Culture: Film

The Eye Of The Storm

The Eye Of The Storm

It has taken nearly two years for this Australian drama, directed by Fred Schepisi, and based on the 1973 novel by gay novelist Patrick White to hit our shores.

This is pure melodrama, dealing with death, emotions, love (both requited and unrequited) and sibling rivalry. Fred Schepisi’s first film in eight years looks gorgeous with beautiful framing, picturesque cinematography and slick editing. It is class in every sense of the word and the lead performances are exquisite.

The plot centres around Elizabeth Hunter. Once an important member of the social scene, she is now on her death bed, but still manages to rule her house with an iron claw, even as she slips in and out of dementia.

She calls for her two children to attend her – Sir Basil Hunter, a West End “luvvie” of the highest order and Dorothy de Lascabanes, a Princess living in France. As the pair return to her Elizabeth’s bedside, to the annoyance of the household that have kept Elizabeth during her dying days, the balance of power between them all starts to shift as secrets are revealed.

Charlotte Rampling plays the dying Elizabeth and still looks as graceful as ever, even under aging makeup and sometimes somewhat ludicrous wigs. She quietly delivers a powerful performance. Geoffrey Rush is allowed the opportunity to ‘ham’ things up as the extravagant, womanising Sir Basil, full of tales from the stage that he uses to entice younger women into bed, even if he does then struggle to perform.

The film’s finest work, however, belongs to Judy Davis, as the sexually repressed Princess. With her subtle characteristics and subdued attitude, it is a lovely, well meaning performance and proof what a terrific actress Davis is.

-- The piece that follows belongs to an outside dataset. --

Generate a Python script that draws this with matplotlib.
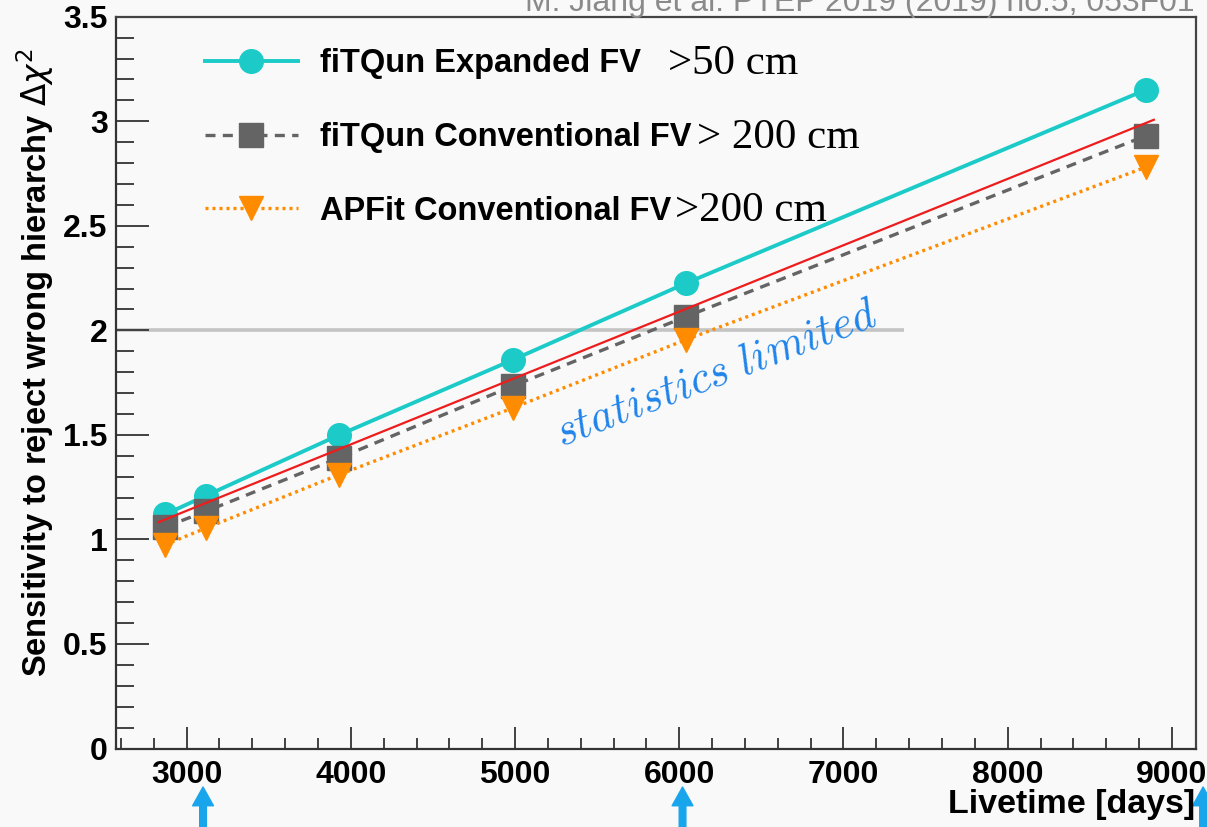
import matplotlib
matplotlib.use("Agg")
import matplotlib.pyplot as plt
from matplotlib.ticker import MultipleLocator
import matplotlib.transforms as mtransforms

# ---------------- data ----------------
livetime = [2870, 3120, 3930, 4990, 6040, 8840]
fitqun_expanded = [1.12, 1.21, 1.50, 1.86, 2.225, 3.15]
fitqun_conventional = [1.06, 1.135, 1.39, 1.735, 2.065, 2.93]
apfit_conventional = [0.975, 1.055, 1.31, 1.63, 1.955, 2.78]

red_line_x = [2830, 8890]
red_line_y = [1.083, 3.007]

threshold_y = 2.0
threshold_x_end = 7370

labels = ["fiTQun Expanded FV", "fiTQun Conventional FV", "APFit Conventional FV"]
label_suffix = [">50 cm", "> 200 cm", ">200 cm"]

arrow_x = [3100, 6020, 9190]

citation = "M. Jiang et al. PTEP 2019 (2019) no.5, 053F01"

# ---------------- figure ----------------
W, H = 1207, 827
bg = "#f9f9f9"
fig = plt.figure(figsize=(W / 100, H / 100), dpi=100, facecolor=bg)
ax = fig.add_axes([116 / W, 1 - 748.5 / H, (1195.7 - 116) / W, (748.5 - 16.7) / H])
ax.set_facecolor(bg)

sans = "Liberation Sans"
serif = "Liberation Serif"

cyan = "#1ccbc8"
grey = "#646464"
orange = "#ff8c00"

ax.hlines(threshold_y, 2570, threshold_x_end, color="#c4c4c4", lw=2.6, zorder=1)

l1, = ax.plot(livetime, fitqun_expanded, color=cyan, lw=2.8, marker="o", ms=17,
              mec=cyan, mfc=cyan, zorder=3)
l2, = ax.plot(livetime, fitqun_conventional, color=grey, lw=2.4, ls=(0, (3, 2.2)),
              marker="s", ms=17, mec=grey, mfc=grey, zorder=4)
l3, = ax.plot(livetime, apfit_conventional, color=orange, lw=2.4, ls=(0, (0.9, 1.2)),
              marker="v", ms=17, mec=orange, mfc=orange, zorder=5)
ax.plot(red_line_x, red_line_y, color="#ee1c1c", lw=1.6, zorder=6)

ax.set_xlim(2570, 9145)
ax.set_ylim(0, 3.5)

ax.xaxis.set_major_locator(MultipleLocator(1000))
ax.xaxis.set_minor_locator(MultipleLocator(200))
ax.yaxis.set_major_locator(MultipleLocator(0.5))
ax.yaxis.set_minor_locator(MultipleLocator(0.1))
ax.set_yticks([0, 0.5, 1, 1.5, 2, 2.5, 3, 3.5])
ax.set_yticklabels(["0", "0.5", "1", "1.5", "2", "2.5", "3", "3.5"])

ax.tick_params(axis="x", which="major", direction="in", length=16, width=1.3,
               color="#333333", pad=8)
ax.tick_params(axis="x", which="minor", direction="in", length=8, width=1.3,
               color="#333333")
ax.tick_params(axis="y", which="major", direction="in", length=24, width=1.3,
               color="#333333", pad=6)
ax.tick_params(axis="y", which="minor", direction="in", length=13, width=1.3,
               color="#333333")
for lab in ax.get_xticklabels() + ax.get_yticklabels():
    lab.set_fontfamily(sans)
    lab.set_fontweight("bold")
    lab.set_fontsize(23)

for s in ["left", "bottom"]:
    ax.spines[s].set_linewidth(1.6)
    ax.spines[s].set_color("#333333")
for s in ["top", "right"]:
    ax.spines[s].set_linewidth(1.6)
    ax.spines[s].set_color("#444444")

# axis titles
fig.text(35 / W, 1 - 48 / H, "Sensitivity to reject wrong hierarchy $\\Delta\\chi^2$",
         rotation=90, ha="center", va="top", fontsize=23.5, fontweight="bold",
         family=sans)
fig.text(1195 / W, 1 - 805 / H, "Livetime [days]", ha="right", va="center",
         fontsize=24.5, fontweight="bold", family=sans)

# legend
leg = ax.legend([l1, l2, l3], labels, loc="upper left",
                bbox_to_anchor=(0.0824, 0.957), frameon=False, borderpad=0,
                borderaxespad=0, handlelength=2.85, handletextpad=0.67,
                labelspacing=1.31, prop=dict(family=sans, weight="bold", size=23.5))
fig.canvas.draw()
renderer = fig.canvas.get_renderer()
gaps = [27, 6, 4]
for txt, suf, g in zip(leg.get_texts(), label_suffix, gaps):
    bb = txt.get_window_extent(renderer)
    fig.text((bb.x1 + g) / W, (bb.y0 + bb.y1) / 2 / H, suf, ha="left",
             va="center", fontsize=31, family=serif)

# annotation
ax.text(5280, 1.445, r"$\mathit{statistics\ limited}$", rotation=21,
        rotation_mode="anchor", fontsize=32, color="#1f84ea",
        math_fontfamily="cm", ha="left", va="baseline", zorder=7)

# citation (partly clipped at top)
fig.text(1195 / W, 1 - 11 / H, citation, ha="right", va="baseline",
         fontsize=23, color="#8a8a8a", family=sans)

# blue arrows below axis
trans = mtransforms.blended_transform_factory(ax.transData, fig.transFigure)
for xa in arrow_x:
    ax.annotate("", xy=(xa, 1 - 787 / H), xycoords=trans,
                xytext=(xa, -0.02), textcoords=trans,
                arrowprops=dict(arrowstyle="simple,head_length=0.9,head_width=1.0,tail_width=0.32",
                                color="#19a5ec", mutation_scale=15, shrinkA=0, shrinkB=0),
                annotation_clip=False)

fig.savefig("out.png", dpi=100, facecolor=bg)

With all this positivity, you would think this is a film well worth checking out. If performances are your thing, then it’s a must see. However, while the film delivers in the acting arena, it falls down in story. Meandering in places, it is littered with characters that are thinly sketched and offer nothing more than people for the leads to bounce off.

The film loses its way completely by the final act, mixing tone and offering some surreal, unexpected moments that don’t add up from everything else that has happened. It’s as if they have these very diverse and interesting characters but don’t know what to do with them or how to find an ending with any real meaning. It’s a shame because The Eye Of The Storm is a lovely looking film with great performances, but ultimately it has very little to say and nowhere to go.

The Eye Of The Storm is on general release now.